We formulated geometric metrics and task-orientated quantities for the reward design. Further, to improve the success rate, we deployed key initial states of difficult poses in the training which can induce potential failures due to uncertainties. The extensive simulation validations and benchmarking demonstrated that the learned policy was robust to grasp both static and moving objects stably. Moreover, the policy generated successful failure recoveries within a short time in difficult configurations and was still robust with synthetic noises in the state feedback which were unseen during training.
Julian Habekost
Title: Synthetic Data Generation for Global Human Pose Estimation
Abstract: We propose a supervised learning-based approach for predicting camera space 3D human body pose, body shape, position and ground plane from a long monocular video that includes occlusions. Using 3D motion capture data sets, we render minute-long videos by randomly changing the body shape and camera parameters, occluders and backgrounds. Specifically for the body shape and camera estimation we leverage long-term information based on attentive neural networks similar to the BERT transformer.
Weihong Li
Title: Universal Representation Learning from Multiple Domains for Few-shot Classification“.

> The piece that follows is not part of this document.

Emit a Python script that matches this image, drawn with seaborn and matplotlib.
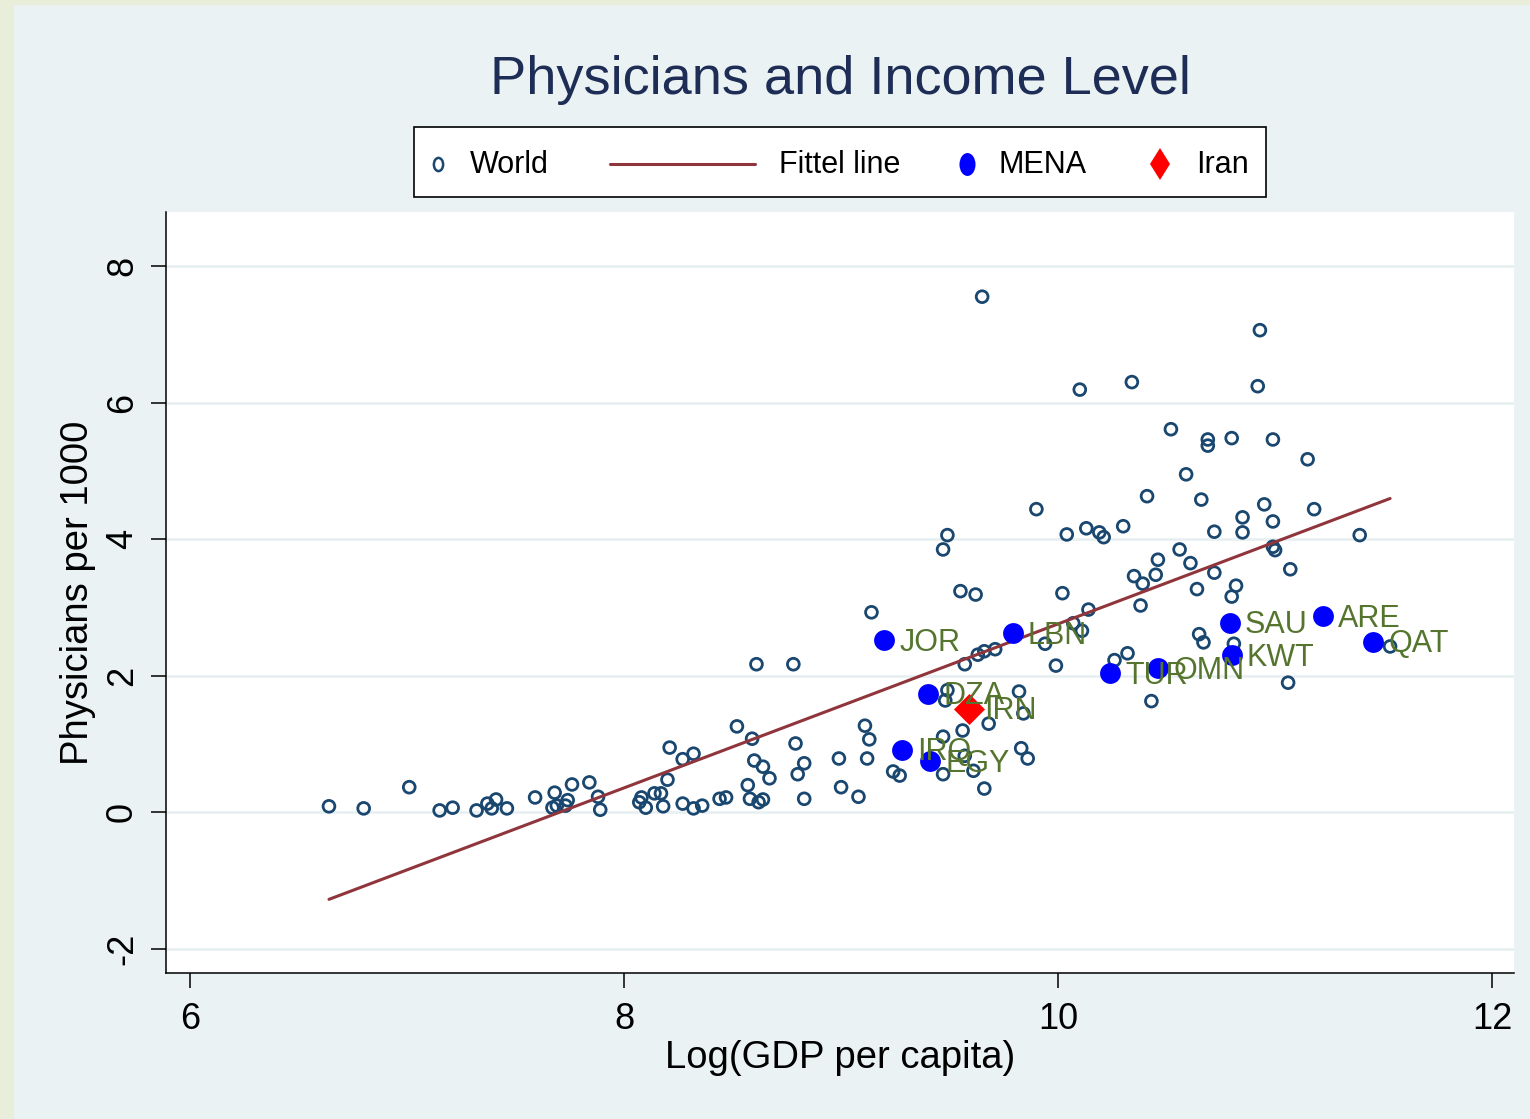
import numpy as np
import pandas as pd
import matplotlib
matplotlib.use("Agg")
import matplotlib.pyplot as plt
import seaborn as sns
from matplotlib.lines import Line2D
from matplotlib.path import Path
from matplotlib.transforms import Affine2D
from matplotlib.patches import Rectangle
from matplotlib.offsetbox import AnchoredOffsetbox, HPacker, VPacker, DrawingArea, TextArea

# --- data ---
world_x = [6.64, 6.80, 7.01, 7.15, 7.21, 7.32, 7.37, 7.39, 7.41, 7.46,
           7.59, 7.68, 7.67, 7.69, 7.74, 7.73, 7.76, 7.84, 7.88, 7.89,
           8.07, 8.08, 8.10, 8.14, 8.17, 8.18, 8.20, 8.21, 8.27, 8.32,
           8.27, 8.32, 8.36,
           8.44, 8.47, 8.52, 8.59, 8.57, 8.58, 8.62, 8.64, 8.60, 8.64,
           8.67, 8.61, 8.78, 8.79, 8.83, 8.80, 8.83, 8.99, 9.00, 9.08,
           9.11, 9.13, 9.12, 9.14, 9.24, 9.27, 9.47, 9.47, 9.49, 9.48,
           9.56, 9.61, 9.57, 9.66, 9.68, 9.82, 9.84, 9.83, 9.86,
           9.57, 9.63, 9.66, 9.71, 9.94, 9.99, 10.02, 10.07, 10.11, 10.14,
           9.47, 9.49, 9.55, 9.62, 9.90, 10.04, 10.13, 10.19, 10.21, 10.30,
           9.65, 10.10, 10.34, 10.52, 10.59, 10.41, 10.92, 10.93, 10.69, 10.69,
           10.80, 10.99, 11.15, 10.66, 10.95, 11.18, 10.85, 10.99, 11.39, 10.72,
           10.85, 10.56, 10.46, 10.61, 10.99, 11.00, 10.35, 10.45, 10.39, 10.72,
           11.07, 10.64, 10.82, 10.80, 10.38, 10.65, 10.67, 10.81, 11.53, 10.32,
           10.26, 11.06, 10.43]
world_y = [0.09, 0.06, 0.37, 0.03, 0.07, 0.03, 0.13, 0.06, 0.19, 0.06,
           0.22, 0.29, 0.07, 0.10, 0.18, 0.10, 0.41, 0.44, 0.23, 0.04,
           0.15, 0.22, 0.07, 0.28, 0.28, 0.09, 0.48, 0.95, 0.78, 0.86,
           0.13, 0.06, 0.10,
           0.20, 0.22, 1.26, 1.08, 0.40, 0.20, 0.15, 0.19, 0.76, 0.67,
           0.50, 2.17, 2.17, 1.01, 0.72, 0.56, 0.20, 0.79, 0.37, 0.23,
           1.27, 1.07, 0.79, 2.93, 0.60, 0.54, 0.56, 1.11, 1.79, 1.64,
           1.20, 0.61, 0.83, 0.35, 1.30, 1.77, 1.45, 0.94, 0.79,
           2.17, 2.31, 2.36, 2.39, 2.47, 2.15, 3.21, 2.77, 2.66, 2.97,
           3.85, 4.06, 3.24, 3.19, 4.44, 4.07, 4.16, 4.10, 4.03, 4.19,
           7.55, 6.19, 6.30, 5.61, 4.95, 4.63, 6.24, 7.06, 5.46, 5.37,
           5.48, 5.46, 5.17, 4.58, 4.51, 4.44, 4.32, 4.26, 4.06, 4.11,
           4.10, 3.85, 3.70, 3.65, 3.89, 3.84, 3.46, 3.48, 3.35, 3.51,
           3.56, 3.27, 3.32, 3.16, 3.03, 2.61, 2.49, 2.47, 2.43, 2.33,
           2.23, 1.90, 1.63]

mena_codes = ["JOR", "LBN", "DZA", "IRQ", "EGY", "TUR", "OMN", "SAU", "KWT", "ARE", "QAT"]
mena_x = [9.20, 9.79, 9.40, 9.28, 9.41, 10.24, 10.46, 10.79, 10.80, 11.22, 11.45]
mena_y = [2.52, 2.62, 1.74, 0.92, 0.75, 2.04, 2.11, 2.78, 2.30, 2.87, 2.50]

iran_codes = ["IRN"]
iran_x = [9.59]
iran_y = [1.52]

# fitted line
fit_slope = 1.20
fit_intercept = -9.24

x_ticks = [6, 8, 10, 12]
y_ticks = [-2, 0, 2, 4, 6, 8]

NAVY = "#1a476f"
MAROON = "#90353b"
GREEN = "#55752f"
BG = "#eaf2f3"

sns.set_theme(style="white")
plt.rcParams["font.family"] = ["Liberation Sans", "DejaVu Sans"]
plt.rcParams["axes.unicode_minus"] = False

W, H = 1530, 1119
fig = plt.figure(figsize=(W / 100, H / 100), dpi=100, facecolor="#e9eedb")
fig.patches.append(Rectangle((14 / W, 0), 1, 1 - 5 / H, transform=fig.transFigure,
                             facecolor=BG, edgecolor="none", zorder=-1))
ax = fig.add_axes([166 / W, 1 - 973 / H, 1348 / W, 761 / H])
ax.set_facecolor("white")

world = pd.DataFrame({"x": world_x, "y": world_y})
mena = pd.DataFrame({"code": mena_codes, "x": mena_x, "y": mena_y})
iran = pd.DataFrame({"code": iran_codes, "x": iran_x, "y": iran_y})
fit = pd.DataFrame({"x": [world["x"].min(), world["x"].max()]})
fit["y"] = fit_slope * fit["x"] + fit_intercept

sns.scatterplot(data=world, x="x", y="y", ax=ax, s=72, facecolors="none",
                edgecolor=NAVY, linewidth=2.0, zorder=3, legend=False)
sns.lineplot(data=fit, x="x", y="y", ax=ax, color=MAROON, linewidth=2.2, zorder=4)
sns.scatterplot(data=mena, x="x", y="y", ax=ax, s=225, color="#0000ff",
                linewidth=0, zorder=5, legend=False)
sns.scatterplot(data=iran, x="x", y="y", ax=ax, s=250, marker="D", color="#ff0000",
                linewidth=0, zorder=5, legend=False)

for df in (mena, iran):
    for _, r in df.iterrows():
        ax.annotate(r["code"], (r["x"], r["y"]), xytext=(11, -2), textcoords="offset points",
                    ha="left", va="center", fontsize=22, color=GREEN, zorder=6)

# axes styling
ax.set_xlim(5.889, 12.101)
ax.set_ylim(-2.35, 8.79)
ax.set_xticks(x_ticks)
ax.set_yticks(y_ticks)
ax.yaxis.grid(True, color="#e6eff1", linewidth=1.8)
ax.xaxis.grid(False)
ax.set_axisbelow(True)
for side in ("top", "right"):
    ax.spines[side].set_visible(False)
for side in ("left", "bottom"):
    ax.spines[side].set_color("black")
    ax.spines[side].set_linewidth(1.1)
ax.tick_params(axis="both", direction="out", length=10.8, width=1.1, color="black",
               labelsize=26, labelcolor="black", bottom=True, left=True)
ax.tick_params(axis="x", pad=10)
ax.tick_params(axis="y", pad=8, labelrotation=90)
for lab in ax.get_yticklabels():
    lab.set_va("center")

ax.set_xlabel("Log(GDP per capita)", fontsize=27.5, color="black", va="center")
ax.xaxis.set_label_coords(0.5, (973 - 1058) / 761)
ax.set_ylabel("Physicians per 1000", fontsize=27.5, color="black", va="center")
ax.yaxis.set_label_coords((78 - 166) / 1348, 0.5)

ax.text(0.5, (973 - 94) / 761, "Physicians and Income Level", transform=ax.transAxes,
        ha="center", va="baseline", fontsize=39, color="#1e2d55")

# legend built as a row of boxes (Stata-like spacing)
def pt(v):
    return v * 0.72

LH = pt(70)
ellipse = Path.unit_circle().transformed(Affine2D().scale(0.7, 1.0))

def marker_area(width, **kw):
    da = DrawingArea(pt(width), LH, 0, 0)
    da.add_artist(Line2D([pt(width) / 2], [LH / 2 - 1.5], linestyle="none", **kw))
    return da

def line_area(width):
    da = DrawingArea(pt(width), LH, 0, 0)
    da.add_artist(Line2D([0, pt(width)], [LH / 2 - 1.5, LH / 2 - 1.5], color=MAROON,
                         linewidth=2.2))
    return da

def gap(width):
    return DrawingArea(pt(width), LH, 0, 0)

def label(t):
    # small spacer on top nudges the text down to sit level with the symbols
    return VPacker(children=[DrawingArea(0, pt(6), 0, 0),
                             TextArea(t, textprops=dict(fontsize=22, color="black"))],
                   align="left", pad=0, sep=0)

row = HPacker(children=[
    marker_area(48, marker=ellipse, markersize=9.5, markerfacecolor="none",
                markeredgecolor=NAVY, markeredgewidth=1.8),
    gap(8), label("World"),
    gap(61), line_area(145),
    gap(24), label("Fittel line"),
    gap(47), marker_area(40, marker=ellipse, markersize=16.5, markerfacecolor="#0000ff",
                         markeredgewidth=0),
    gap(11), label("MENA"),
    gap(54), marker_area(40, marker="d", markersize=16.3, markerfacecolor="#ff0000",
                         markeredgewidth=0),
    gap(16), label("Iran"),
    gap(17),
], align="center", pad=0, sep=0)

leg = AnchoredOffsetbox(loc="center", child=row, pad=0, borderpad=0, frameon=True,
                        bbox_to_anchor=(0.5, (973 - 162) / 761),
                        bbox_transform=ax.transAxes)
leg.patch.set_boxstyle("square", pad=0)
leg.patch.set_facecolor("white")
leg.patch.set_edgecolor("black")
leg.patch.set_linewidth(1.2)
ax.add_artist(leg)

fig.savefig("out.png", dpi=100, facecolor=fig.get_facecolor())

Abstract: In this work, we look at the problem of few-shot classification that aims to learn a classifier for previously unseen classes and domains from few labeled samples. Recent methods use adaptation networks for aligning their features to new domains or select the relevant features from multiple domain-specific feature extractors. In this work, we propose to learn a single set of universal deep representations by distilling knowledge of multiple separately trained networks after co-aligning their features with the help of adapters and centered kernel alignment. We show that the universal representations can be further refined for previously unseen domains by an efficient adaptation step in a similar spirit to distance learning methods. We rigorously evaluate our model in the recent Meta-Dataset benchmark and demonstrate that it significantly outperforms the previous methods while being more efficient.